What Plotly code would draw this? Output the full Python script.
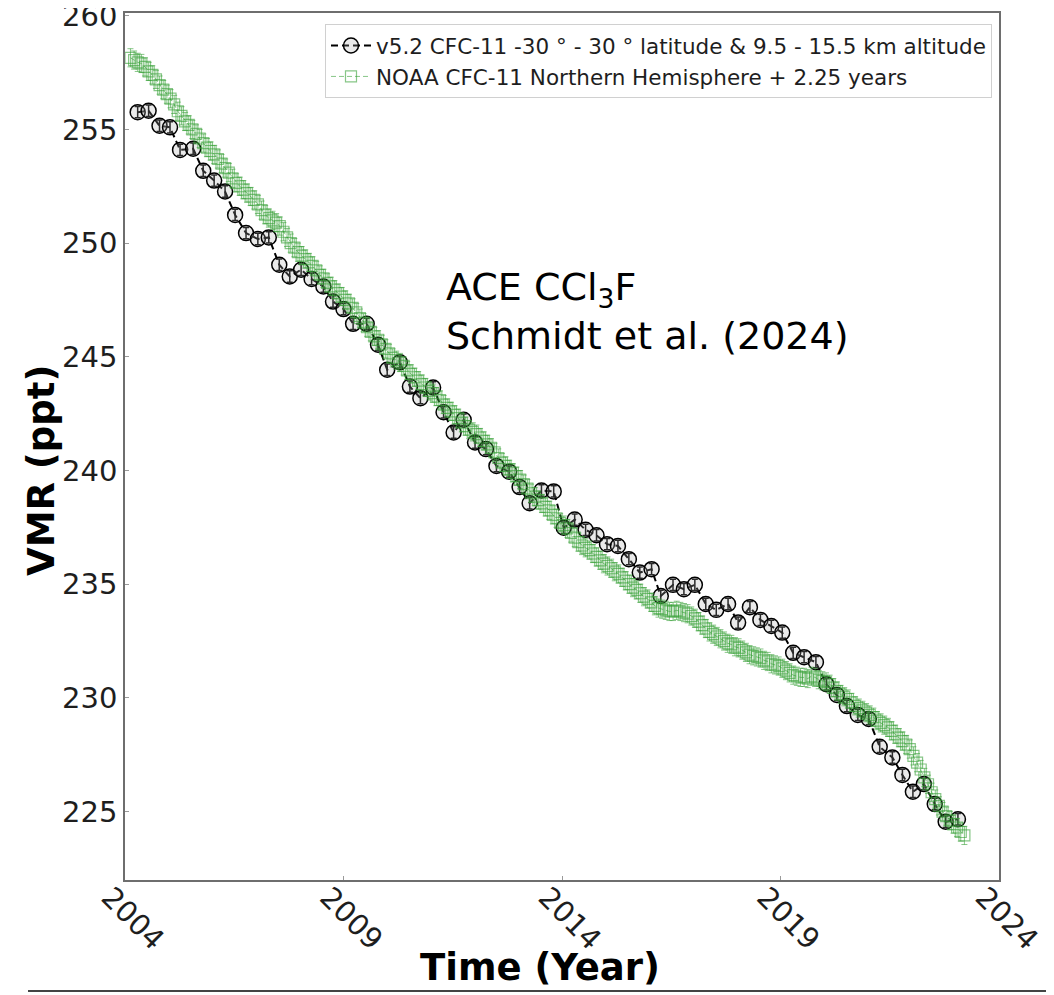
import plotly.graph_objects as go

# ---------------- data ----------------
# ACE v5.2 CFC-11 (black), decimal year and VMR (ppt)
ace_years = [2004.29, 2004.54, 2004.79, 2005.03, 2005.26, 2005.56, 2005.79, 2006.04,
             2006.29, 2006.52, 2006.77, 2007.04, 2007.29, 2007.53, 2007.77, 2008.03,
             2008.27, 2008.54, 2008.76, 2009.00, 2009.22, 2009.53, 2009.79, 2010.00,
             2010.29, 2010.52, 2010.76, 2011.05, 2011.29, 2011.52, 2011.75, 2012.01,
             2012.26, 2012.50, 2012.79, 2013.03, 2013.26, 2013.53, 2013.81, 2014.04,
             2014.29, 2014.54, 2014.79, 2015.03, 2015.28, 2015.53, 2015.78, 2016.05,
             2016.26, 2016.54, 2016.79, 2017.04, 2017.29, 2017.53, 2017.80, 2018.03,
             2018.30, 2018.54, 2018.79, 2019.04, 2019.29, 2019.54, 2019.81, 2020.05,
             2020.29, 2020.52, 2020.77, 2021.02, 2021.27, 2021.56, 2021.79, 2022.03,
             2022.28, 2022.53, 2022.78, 2023.06]
ace_vmr = [255.76, 255.82, 255.16, 255.09, 254.10, 254.15, 253.18, 252.75,
           252.27, 251.24, 250.44, 250.18, 250.25, 249.05, 248.53, 248.83,
           248.42, 248.09, 247.43, 247.10, 246.45, 246.45, 245.53, 244.43,
           244.76, 243.69, 243.18, 243.65, 242.56, 241.67, 242.23, 241.23,
           240.94, 240.20, 239.95, 239.27, 238.56, 239.12, 239.08, 237.48,
           237.84, 237.39, 237.15, 236.76, 236.68, 236.10, 235.51, 235.66,
           234.48, 234.97, 234.78, 234.97, 234.13, 233.87, 234.13, 233.31,
           233.99, 233.43, 233.16, 232.87, 231.98, 231.79, 231.57, 230.60,
           230.13, 229.64, 229.25, 229.07, 227.85, 227.38, 226.61, 225.87,
           226.21, 225.33, 224.55, 224.66]
ace_err = [0.25] * len(ace_vmr)

# NOAA CFC-11 NH monthly (shifted + 2.25 years), first month Feb 2004
noaa_start = 2004.125
noaa_vmr = [
    # 2004 (Feb-Dec)
    258.15, 258.05, 257.95, 257.90, 257.75, 257.55, 257.40, 257.20, 256.95, 256.75, 256.55,
    # 2005
    256.35, 256.10, 255.80, 255.60, 255.35, 255.20, 255.00, 254.80, 254.60, 254.40, 254.20, 254.05,
    # 2006
    253.90, 253.70, 253.50, 253.30, 253.10, 252.85, 252.65, 252.50, 252.35, 252.20, 252.05, 251.90,
    # 2007
    251.70, 251.45, 251.25, 251.10, 251.00, 250.90, 250.75, 250.50, 250.25, 250.00, 249.80, 249.60,
    # 2008
    249.45, 249.30, 249.15, 249.00, 248.80, 248.60, 248.45, 248.25, 248.10, 247.95, 247.80, 247.65,
    # 2009
    247.50, 247.35, 247.15, 246.95, 246.70, 246.50, 246.30, 246.10, 245.90, 245.75, 245.55, 245.35,
    # 2010
    245.15, 244.95, 244.85, 244.75, 244.60, 244.40, 244.25, 244.10, 243.95, 243.80, 243.65, 243.50,
    # 2011
    243.40, 243.25, 243.10, 242.90, 242.75, 242.60, 242.45, 242.30, 242.10, 241.95, 241.80, 241.70,
    # 2012
    241.60, 241.45, 241.30, 241.15, 241.00, 240.80, 240.55, 240.35, 240.20, 240.05, 239.90, 239.75,
    # 2013
    239.60, 239.40, 239.20, 239.00, 238.85, 238.70, 238.55, 238.40, 238.25, 238.05, 237.90, 237.70,
    # 2014
    237.60, 237.45, 237.25, 237.05, 236.85, 236.70, 236.60, 236.50, 236.35, 236.20, 236.05, 235.90,
    # 2015
    235.80, 235.70, 235.55, 235.45, 235.30, 235.15, 235.00, 234.85, 234.75, 234.60, 234.45, 234.35,
    # 2016
    234.20, 234.05, 233.95, 233.90, 233.85, 233.80, 233.80, 233.85, 233.80, 233.75, 233.70, 233.60,
    # 2017
    233.50, 233.35, 233.20, 233.05, 232.90, 232.80, 232.70, 232.60, 232.50, 232.40, 232.35, 232.25,
    # 2018
    232.20, 232.10, 232.00, 231.90, 231.85, 231.80, 231.75, 231.65, 231.60, 231.50, 231.45, 231.40,
    # 2019
    231.30, 231.20, 231.10, 231.00, 230.95, 230.90, 230.90, 230.85, 230.95, 230.90, 230.80, 230.75,
    # 2020
    230.70, 230.60, 230.45, 230.30, 230.15, 230.05, 229.95, 229.80, 229.65, 229.55, 229.45, 229.35,
    # 2021
    229.25, 229.15, 229.00, 228.90, 228.80, 228.70, 228.55, 228.40, 228.25, 228.10, 227.95, 227.75,
    # 2022
    227.45, 227.15, 226.85, 226.50, 226.20, 225.85, 225.55, 225.25, 225.00, 224.80, 224.60, 224.45,
    # 2023 (Jan-Mar)
    224.30, 224.10, 223.95,
]
noaa_years = [noaa_start + k / 12 for k in range(len(noaa_vmr))]
noaa_err = [0.4] * len(noaa_vmr)

x_ticks = [2004, 2009, 2014, 2019, 2024]
y_ticks = [225, 230, 235, 240, 245, 250, 255, 260]

ace_name = "v5.2 CFC-11 -30 ° - 30 ° latitude & 9.5 - 15.5 km altitude"
noaa_name = "NOAA CFC-11 Northern Hemisphere + 2.25 years"

# ---------------- figure ----------------
fig = go.Figure()

fig.add_trace(go.Scatter(
    x=ace_years, y=ace_vmr, name=ace_name, mode="lines+markers",
    line=dict(color="black", width=2, dash="7px,4px"),
    marker=dict(symbol="circle", size=15, color="rgba(170,170,170,0.25)",
                line=dict(color="black", width=1.5)),
    error_y=dict(type="data", array=ace_err, visible=True, color="black",
                 thickness=1.5, width=3),
))

green = "rgba(55,160,55,0.6)"
fig.add_trace(go.Scatter(
    x=noaa_years, y=noaa_vmr, name=noaa_name, mode="lines+markers",
    line=dict(color=green, width=1, dash="5px,3px"),
    marker=dict(symbol="square-open", size=11, color=green, line=dict(width=1.2)),
    error_y=dict(type="data", array=noaa_err, visible=True, color=green,
                 thickness=1, width=3),
))

# page is shown with an 8 px body margin, so the figure is laid out in page pixels
OFF = 8
PL, PR, PT, PB = 125, 999, 13, 880        # plot frame in page pixels
W, H = 1054 - OFF, 995 - OFF
L, T = PL - OFF, PT - OFF
R, B = W - (PR - OFF), H - (PB - OFF)
pw, ph = PR - PL, PB - PT


def px(xp):
    return (xp - PL) / pw


def py(yp):
    return (PB - yp) / ph


axis_common = dict(showline=True, mirror=True, linecolor="#6e6e6e", linewidth=1.5,
                   ticks="inside", ticklen=4, tickcolor="#9a9a9a",
                   showgrid=False, zeroline=False, automargin=False,
                   tickfont=dict(family="DejaVu Sans", size=29, color="#1e1e1e"))

fig.update_layout(
    width=W, height=H,
    margin=dict(l=L, r=R, t=T, b=B, autoexpand=False),
    paper_bgcolor="white", plot_bgcolor="white",
    showlegend=True,
    legend=dict(x=px(992), xanchor="right", y=py(24), yanchor="top",
                bgcolor="white", bordercolor="#d0d0d0", borderwidth=1,
                font=dict(family="DejaVu Sans", size=21.5, color="#1e1e1e"),
                itemwidth=40),
    xaxis=dict(range=[2004, 2024], tickvals=x_ticks,
               ticktext=[str(v) for v in x_ticks], tickangle=45,
               ticklabelshift=-15, ticklabelstandoff=-13, **axis_common),
    yaxis=dict(range=[221.99, 260.12], tickvals=y_ticks,
               ticktext=[str(v) for v in y_ticks], ticklabeloverflow="allow",
               **axis_common),
)

fig.add_annotation(text="Time (Year)", xref="paper", yref="paper",
                   x=px(540), y=py(968), xanchor="center", yanchor="middle",
                   showarrow=False,
                   font=dict(family="DejaVu Sans", size=37, color="black", weight="bold"))
fig.add_annotation(text="VMR (ppt)", xref="paper", yref="paper",
                   x=px(42), y=py(471), xanchor="center", yanchor="middle",
                   textangle=-90, showarrow=False,
                   font=dict(family="DejaVu Sans", size=37, color="black", weight="bold"))
fig.add_annotation(text="ACE CCl<sub>3</sub>F<br>Schmidt et al. (2024)",
                   xref="paper", yref="paper", x=px(444), y=py(311),
                   xanchor="left", yanchor="middle", align="left", showarrow=False,
                   font=dict(family="DejaVu Sans", size=38, color="black"))

fig.add_shape(type="line", xref="paper", yref="paper",
              x0=px(28), x1=px(1060), y0=py(991), y1=py(991),
              line=dict(color="#444444", width=2))

fig.write_html("out.html")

-=-=-

Repeat, with no pictures, each line from the beginning of the data through the line containing "import plotly.graph_objects as go", inclusive.

**Result of this exercise**
What Plotly code would draw this? Output the full Python script.
import plotly.graph_objects as go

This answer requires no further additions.